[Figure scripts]
-- Start --
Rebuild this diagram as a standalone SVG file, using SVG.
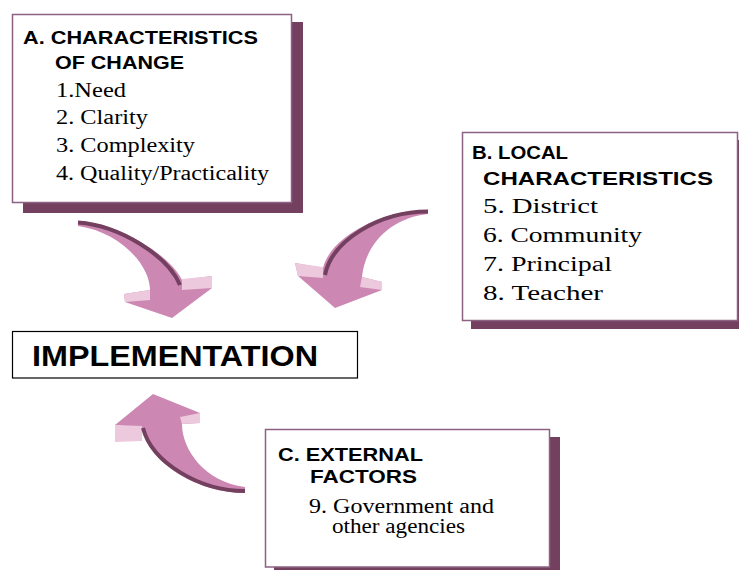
<svg xmlns="http://www.w3.org/2000/svg" width="739" height="570" viewBox="0 0 739 570">
<style>
.shadow{fill:#74405f}
.box{fill:#ffffff;stroke:#8c6283;stroke-width:1.5}
.impl{fill:#ffffff;stroke:#000000;stroke-width:1.2}
.hd{font-family:"Liberation Sans",Arial,sans-serif;font-weight:bold;font-size:19px;fill:#000}
.it{font-family:"Liberation Serif","Times New Roman",serif;font-size:20px;fill:#000}
.big{font-family:"Liberation Sans",Arial,sans-serif;font-weight:bold;font-size:29px;fill:#000}
.body{fill:#cc88b3}
.light{fill:#edc9dd}
.edge{fill:none;stroke:#74405f;stroke-width:4}
</style>
<rect width="739" height="570" fill="#ffffff"/>

<g id="connectors">
  <g id="arrow-A">
    <path class="body" d="M78,221 C120,224 170,255 182,280 L212,276 L212,288 L172,318 L125,302 L124,294 L150,290 C150,265 120,232 78,226 Z"/>
    <polygon class="light" points="124,294 150,290 150,300 125,302"/>
    <polygon class="light" points="182,279 212,276 212,288 182,290"/>
    <path class="edge" d="M78,222.5 C120,225.5 168,256 180,285"/>
  </g>
  <g id="arrow-B">
    <path class="body" d="M428,210 C380,210 330,238 323,268 L295,263 L298,276 L335,308 L382,290 L382,282 L362,277 C365,245 390,218 428,214 Z"/>
    <polygon class="light" points="295,263 323,267 323,278 298,276"/>
    <polygon class="light" points="362,277 382,282 382,290 360,287"/>
    <path class="edge" d="M428,211.5 C380,211.5 332,240 325,275"/>
  </g>
  <g id="arrow-C">
    <path class="body" d="M153,394 L200,413 L200,423 L182,424 C182,450 205,482 245,487 L245,493 C200,493 150,465 142,428 L115,425 Z"/>
    <polygon class="light" points="115,425 142,426 142,441 115,442"/>
    <polygon class="light" points="180,417 200,413 200,423 182,424"/>
    <path class="edge" d="M245,491 C200,491 152,463 143,428"/>
  </g>
</g>

<g id="node-A">
  <rect class="shadow" x="23" y="22" width="280" height="191"/>
  <rect class="box" x="12.5" y="14.5" width="279" height="188"/>
  <text class="hd" x="23" y="44" textLength="235" lengthAdjust="spacingAndGlyphs">A. CHARACTERISTICS</text>
  <text class="hd" x="55" y="69" textLength="129" lengthAdjust="spacingAndGlyphs">OF CHANGE</text>
  <text class="it" x="56" y="97" textLength="70" lengthAdjust="spacingAndGlyphs">1.Need</text>
  <text class="it" x="56" y="124" textLength="92" lengthAdjust="spacingAndGlyphs">2. Clarity</text>
  <text class="it" x="56" y="152" textLength="139" lengthAdjust="spacingAndGlyphs">3. Complexity</text>
  <text class="it" x="56" y="180" textLength="213" lengthAdjust="spacingAndGlyphs">4. Quality/Practicality</text>
</g>

<g id="node-B">
  <rect class="shadow" x="471" y="140" width="276" height="189"/>
  <rect class="box" x="462.5" y="132.5" width="275" height="188"/>
  <text class="hd" x="472" y="159" textLength="96" lengthAdjust="spacingAndGlyphs">B. LOCAL</text>
  <text class="hd" x="483" y="185" textLength="230" lengthAdjust="spacingAndGlyphs">CHARACTERISTICS</text>
  <text class="it" x="483" y="213" textLength="115" lengthAdjust="spacingAndGlyphs">5. District</text>
  <text class="it" x="483" y="242" textLength="159" lengthAdjust="spacingAndGlyphs">6. Community</text>
  <text class="it" x="483" y="271" textLength="129" lengthAdjust="spacingAndGlyphs">7. Principal</text>
  <text class="it" x="483" y="300" textLength="120" lengthAdjust="spacingAndGlyphs">8. Teacher</text>
</g>

<g id="node-implementation">
  <rect class="impl" x="12.5" y="331.5" width="345" height="46.5"/>
  <text class="big" x="32" y="366" textLength="286" lengthAdjust="spacingAndGlyphs">IMPLEMENTATION</text>
</g>

<g id="node-C">
  <rect class="shadow" x="274" y="437" width="286" height="140"/>
  <rect class="box" x="265.5" y="429.5" width="284" height="137.5"/>
  <text class="hd" x="278" y="461" textLength="145" lengthAdjust="spacingAndGlyphs">C. EXTERNAL</text>
  <text class="hd" x="310" y="483" textLength="107" lengthAdjust="spacingAndGlyphs">FACTORS</text>
  <text class="it" x="309" y="513" textLength="185" lengthAdjust="spacingAndGlyphs">9. Government and</text>
  <text class="it" x="332" y="533" textLength="133" lengthAdjust="spacingAndGlyphs">other agencies</text>
</g>
</svg>
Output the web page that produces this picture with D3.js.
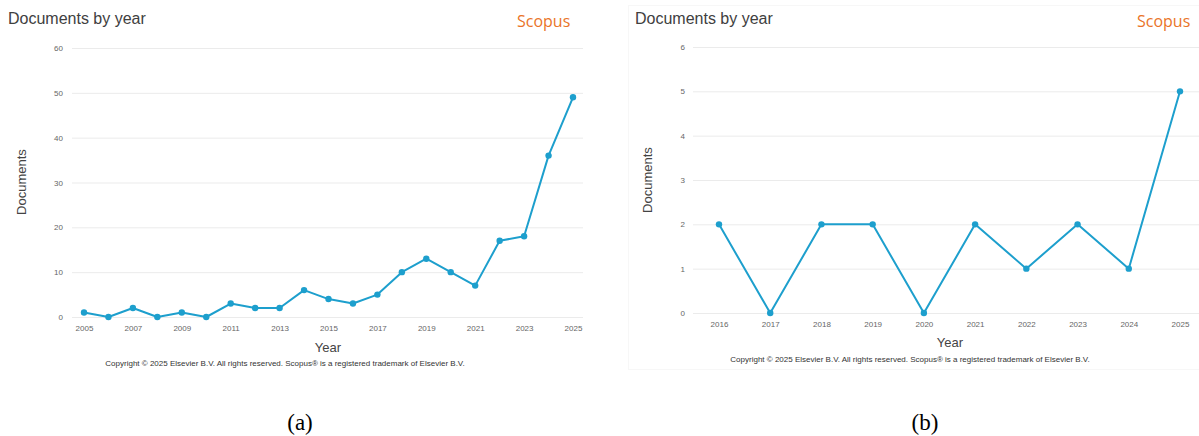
<!DOCTYPE html>
<html>
<head>
<meta charset="utf-8">
<script src="https://cdn.jsdelivr.net/npm/d3@7"></script>
<style>
  body { margin: 0; background: #fff; }
  svg { display: block; font-family: "Liberation Sans", Arial, sans-serif; }
</style>
</head>
<body>
<div id="chart"></div>
<script>
// data
var yearsA = [2005, 2006, 2007, 2008, 2009, 2010, 2011, 2012, 2013, 2014, 2015,
              2016, 2017, 2018, 2019, 2020, 2021, 2022, 2023, 2024, 2025];
var docsA  = [1, 0, 2, 0, 1, 0, 3, 2, 2, 6, 4, 3, 5, 10, 13, 10, 7, 17, 18, 36, 49];
var xTicksA = [2005, 2007, 2009, 2011, 2013, 2015, 2017, 2019, 2021, 2023, 2025];
var yTicksA = [0, 10, 20, 30, 40, 50, 60];

var yearsB = [2016, 2017, 2018, 2019, 2020, 2021, 2022, 2023, 2024, 2025];
var docsB  = [2, 0, 2, 2, 0, 2, 1, 2, 1, 5];
var xTicksB = yearsB;
var yTicksB = [0, 1, 2, 3, 4, 5, 6];

var lineColor = "#1d9fcd";
var copyright = "Copyright \u00a9 2025 Elsevier B.V. All rights reserved. Scopus\u00ae is a registered trademark of Elsevier B.V.";

var svg = d3.select("#chart")
  .append("svg")
  .attr("width", 1199)
  .attr("height", 436);

// faint card behind panel b
svg.append("rect")
  .attr("x", 628.5).attr("y", 5.5)
  .attr("width", 580).attr("height", 364)
  .attr("fill", "none")
  .attr("stroke", "#f7f7f7");

function drawPanel(p) {
  var g = svg.append("g");

  var x = d3.scaleLinear().domain(p.xDomain).range(p.xRange);
  var y = d3.scaleLinear().domain(p.yDomain).range(p.yRange);

  // gridlines + y labels
  var yAxis = d3.axisLeft(y)
    .tickValues(p.yTicks)
    .tickFormat(d3.format("d"))
    .tickSize(-(p.gridRight - p.gridLeft))
    .tickPadding(p.gridLeft - p.yLabelX);
  g.append("g")
    .attr("transform", "translate(" + p.gridLeft + ",0)")
    .call(yAxis)
    .call(function(a) {
      a.select(".domain").remove();
      a.selectAll("line").attr("stroke", "#ebebeb");
      a.selectAll("text").attr("fill", "#666").style("font-size", "8px");
    });

  // x labels only
  var xAxis = d3.axisBottom(x)
    .tickValues(p.xTicks)
    .tickFormat(d3.format("d"))
    .tickSize(0)
    .tickPadding(8);
  g.append("g")
    .attr("transform", "translate(0," + p.yRange[0] + ")")
    .call(xAxis)
    .call(function(a) {
      a.select(".domain").remove();
      a.selectAll("text").attr("fill", "#666").style("font-size", "8px");
    });

  var pts = p.years.map(function(d, i) { return [d, p.docs[i]]; });

  g.append("path")
    .datum(pts)
    .attr("fill", "none")
    .attr("stroke", lineColor)
    .attr("stroke-width", 2)
    .attr("stroke-linejoin", "round")
    .attr("d", d3.line().x(function(d) { return x(d[0]); }).y(function(d) { return y(d[1]); }));

  g.selectAll("circle")
    .data(pts)
    .enter()
    .append("circle")
    .attr("cx", function(d) { return x(d[0]); })
    .attr("cy", function(d) { return y(d[1]); })
    .attr("r", 3.2)
    .attr("fill", lineColor);

  g.append("text")
    .attr("x", p.titleX).attr("y", 24)
    .attr("fill", "#404040")
    .style("font-size", "16px")
    .text("Documents by year");

  g.append("text")
    .attr("x", p.scopusX).attr("y", 27)
    .attr("fill", "#ea7428")
    .style("font-family", "'Open Sans', 'Noto Sans', sans-serif")
    .style("font-size", "16px")
    .text("Scopus");

  g.append("text")
    .attr("transform", "translate(" + p.docLabelX + "," + p.docLabelY + ")rotate(-90)")
    .attr("text-anchor", "middle")
    .attr("fill", "#444")
    .style("font-size", "13px")
    .text("Documents");

  g.append("text")
    .attr("x", p.yearX).attr("y", p.yearY)
    .attr("text-anchor", "middle")
    .attr("fill", "#444")
    .style("font-size", "13px")
    .text("Year");

  g.append("text")
    .attr("x", p.copyX).attr("y", p.copyY)
    .attr("text-anchor", "middle")
    .attr("fill", "#333")
    .style("font-size", "8px")
    .text(copyright);

  g.append("text")
    .attr("x", p.capX).attr("y", 430)
    .attr("text-anchor", "middle")
    .attr("fill", "#000")
    .style("font-family", "'Liberation Serif', 'Times New Roman', serif")
    .style("font-size", "23px")
    .text(p.caption);
}

drawPanel({
  years: yearsA, docs: docsA, xTicks: xTicksA, yTicks: yTicksA,
  xDomain: [2005, 2025], xRange: [84, 573],
  yDomain: [0, 60], yRange: [317, 48],
  gridLeft: 72, gridRight: 583, yLabelX: 63,
  titleX: 8, scopusX: 517,
  docLabelX: 26, docLabelY: 182,
  yearX: 328, yearY: 352,
  copyX: 285, copyY: 366,
  capX: 300, caption: "(a)"
});

drawPanel({
  years: yearsB, docs: docsB, xTicks: xTicksB, yTicks: yTicksB,
  xDomain: [2016, 2025], xRange: [719, 1180],
  yDomain: [0, 6], yRange: [313, 47],
  gridLeft: 693, gridRight: 1199, yLabelX: 685,
  titleX: 635, scopusX: 1137,
  docLabelX: 652, docLabelY: 180,
  yearX: 950, yearY: 347,
  copyX: 910, copyY: 362,
  capX: 925, caption: "(b)"
});
</script>
</body>
</html>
-- End --
Goal ::
Go through the records and gather the lines that hold "this".

Written solution ::
Rebuild this diagram as a standalone SVG file, using SVG.
Output the web page that produces this picture with D3.js.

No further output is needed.